Ce livre apporte moins de réponses que le Third Coast de Roni Sarig, qu'il cite pourtant abondamment. Il est moins fouillé. Peu y est dit sur l'arrière-plan social du rap de Houston, et sur la division de la ville entre le Nord et le Sud, qui expliquent pourtant en grande partie l'orientation gangsta du rap local. S'il parle de la scène musicale qui a précédé le hip-hop à Houston, il ne fait aucun lien entre celle-ci et le rap. Il ne parle pas non plus de la culture de l'automobile, si importante au Texas, qui marquera énormément les thèmes (Ridin' Dirty, hein) et les sons généralement très lents et lourds en basses qui caractériseront le rap de la ville.

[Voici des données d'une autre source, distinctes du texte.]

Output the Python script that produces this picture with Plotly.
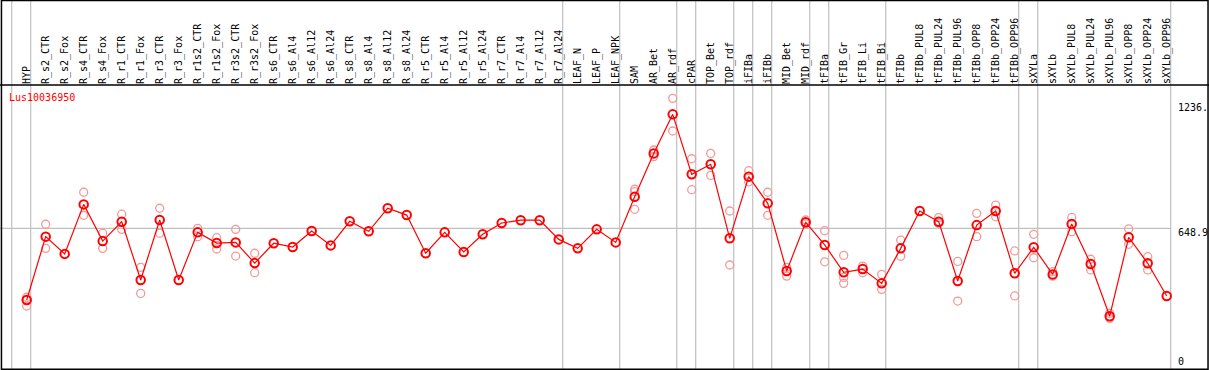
import plotly.graph_objects as go

labels = ["HYP", "R_s2_CTR", "R_s2_Fox", "R_s4_CTR", "R_s4_Fox", "R_r1_CTR", "R_r1_Fox",
          "R_r3_CTR", "R_r3_Fox", "R_r1s2_CTR", "R_r1s2_Fox", "R_r3s2_CTR", "R_r3s2_Fox",
          "R_s6_CTR", "R_s6_Al4", "R_s6_Al12", "R_s6_Al24", "R_s8_CTR", "R_s8_Al4", "R_s8_Al12",
          "R_s8_Al24", "R_r5_CTR", "R_r5_Al4", "R_r5_Al12", "R_r5_Al24", "R_r7_CTR", "R_r7_Al4",
          "R_r7_Al12", "R_r7_Al24", "LEAF_N", "LEAF_P", "LEAF_NPK", "SAM", "AR_Bet", "AR_rdf",
          "cPAR", "TOP_Bet", "TOP_rdf", "iFIBa", "iFIBb", "MID_Bet", "MID_rdf", "tFIBa",
          "tFIB_Gr", "tFIB_Li", "tFIB_Bi", "tFIBb", "tFIBb_PUL8", "tFIBb_PUL24", "tFIBb_PUL96",
          "tFIBb_OPP8", "tFIBb_OPP24", "tFIBb_OPP96", "sXYLa", "sXYLb", "sXYLb_PUL8",
          "sXYLb_PUL24", "sXYLb_PUL96", "sXYLb_OPP8", "sXYLb_OPP24", "sXYLb_OPP96"]

means = [313, 610, 529, 761, 589, 680, 407, 688, 407, 630, 580, 583, 486,
         579, 561, 636, 569, 682, 635, 743, 711, 532, 630, 538, 621, 674, 687,
         687, 597, 555, 644, 583, 797, 1000, 1183, 902, 949, 602, 891, 766, 449,
         677, 571, 443, 458, 391, 555, 730, 680, 402, 664, 730, 438, 560, 433,
         669, 482, 237, 607, 485, 332]

replicates = [[326, 313, 285], [668, 555], [], [818, 710], [626, 555], [715, 644], [466, 344],
              [743, 626], [], [649, 610], [605, 552], [644, 519], [532, 441],
              [], [], [], [], [], [], [], [], [], [], [], [], [], [], [], [], [], [], [],
              [832, 821, 738], [1016, 985], [1258, 1105], [975, 830], [1000, 897], [730, 477],
              [919, 867], [818, 710], [466, 425], [688, 670], [638, 492],
              [522, 419, 391], [472, 441], [433, 363], [594, 518], [], [699, 672], [494, 308],
              [719, 610], [758, 703], [543, 332], [621, 511], [446, 425], [700, 633],
              [504, 454], [251, 227], [646, 574], [516, 454], []]

group_ends = [-1, 0, 28, 31, 34, 35, 37, 38, 39, 41, 42, 45, 52, 53, 60]

y_ticks = [1236, 648.9, 0]
y_tick_text = ["1236.", "648.9", "0"]
gene = "Lus10036950"

W, H = 1209, 370
PX = 19.0           # pixels per category
X0PX = 26.7         # pixel of first category
xr = [(0 - X0PX) / PX, (W - X0PX) / PX]
top_px, bot_px = 85, 369
y_dom = [1 - bot_px / H, 1 - top_px / H]
slope = 0.2134
zero_px = 366.8
yr = [(zero_px - bot_px) / slope, (zero_px - top_px) / slope]
off = 4 / PX

idx = list(range(len(labels)))
rx, ry = [], []
for i, reps in enumerate(replicates):
    for v in reps:
        rx.append(i)
        ry.append(v)

fig = go.Figure()
fig.add_trace(go.Scatter(
    x=rx, y=ry, mode="markers",
    marker=dict(symbol="circle-open", size=8, color="#f09a9a", line=dict(width=1.3, color="#f09a9a")),
    hoverinfo="skip", showlegend=False, cliponaxis=False))
fig.add_trace(go.Scatter(
    x=idx, y=means, mode="lines+markers",
    line=dict(color="#ff0000", width=1.2),
    marker=dict(symbol="circle-open", size=8.5, color="#ff0000", line=dict(width=2, color="#ff0000")),
    showlegend=False, cliponaxis=False, text=labels, hovertemplate="%{text}: %{y}<extra></extra>"))

shapes = []
for g in group_ends:
    shapes.append(dict(type="line", xref="x", yref="paper", x0=g + off, x1=g + off, y0=0, y1=1,
                       line=dict(color="#c0c0c0", width=1.2), layer="below"))
shapes.append(dict(type="line", xref="x", yref="y", x0=xr[0], x1=60 + off, y0=y_ticks[1], y1=y_ticks[1],
                   line=dict(color="#c0c0c0", width=1.2), layer="below"))
shapes.append(dict(type="line", xref="paper", yref="paper", x0=0, x1=1, y0=y_dom[1], y1=y_dom[1],
                   line=dict(color="black", width=1.5)))
shapes.append(dict(type="rect", xref="paper", yref="paper", x0=0.0012, x1=0.9992, y0=0.002, y1=0.9985,
                   line=dict(color="black", width=1.5)))

annotations = []
shifts = [-4, -4, 5]
for v, t, s in zip(y_ticks, y_tick_text, shifts):
    annotations.append(dict(x=1176 / W, xref="paper", y=v, yref="y", yshift=s, text=t, showarrow=False,
                            xanchor="left", yanchor="middle",
                            font=dict(family="DejaVu Sans Mono", size=10, color="black")))
annotations.append(dict(x=7 / W, xref="paper", y=1 - 97 / H, yref="paper", text=gene, showarrow=False,
                        xanchor="left", yanchor="middle",
                        font=dict(family="DejaVu Sans Mono", size=10, color="#ff0000")))

fig.update_layout(
    width=W, height=H, margin=dict(l=0, r=0, t=0, b=0),
    paper_bgcolor="white", plot_bgcolor="white",
    shapes=shapes, annotations=annotations,
    xaxis=dict(range=xr, side="top", tickangle=-90, showgrid=False, zeroline=False,
               tickmode="array", tickvals=idx, ticktext=labels,
               showline=False, ticks="", tickfont=dict(family="DejaVu Sans Mono", size=10, color="black"),
               domain=[0, 1]),
    yaxis=dict(range=yr, domain=y_dom, showgrid=False, zeroline=False, showticklabels=False,
               showline=False, ticks=""),
)
fig.write_html("out.html", config={"displayModeBar": False},
               post_script="document.body.style.margin='0';")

Son histoire est celle, banale, de la naissance de n'importe quelle scène. Changeons les noms et les dates, et elle serait la même dans une autre ville. Au bout du compte, Faniel en dit peu sur la spécificité de Houston, mais il faut avouer que le sujet ne s'y prêtait pas. Avant 1991, en effet, le son rap de cette ville différait encore peu de ce qui était pratiqué ailleurs. Il n'y a qu'à écouter We Can't be Stopped pour s'en souvenir. Seuls la posture gangsta extrême et le thème du désordre mental distinguaient les Geto Boys de leurs pairs. Ce n'est en fait qu'au milieu des années 90, avec l'influence du syrup et le style pratiqué par DJ Screw, que le rap de Houston commencerait à se doter d'un son propre, d'une identité musicale marquée. On comprend cette volonté qu'a Faniel de vouloir rendre hommage à l'avant, mais en histoire, notamment quand il est question de musique, c'est aussi le pendant et l'après qui sont dignes d'intérêt.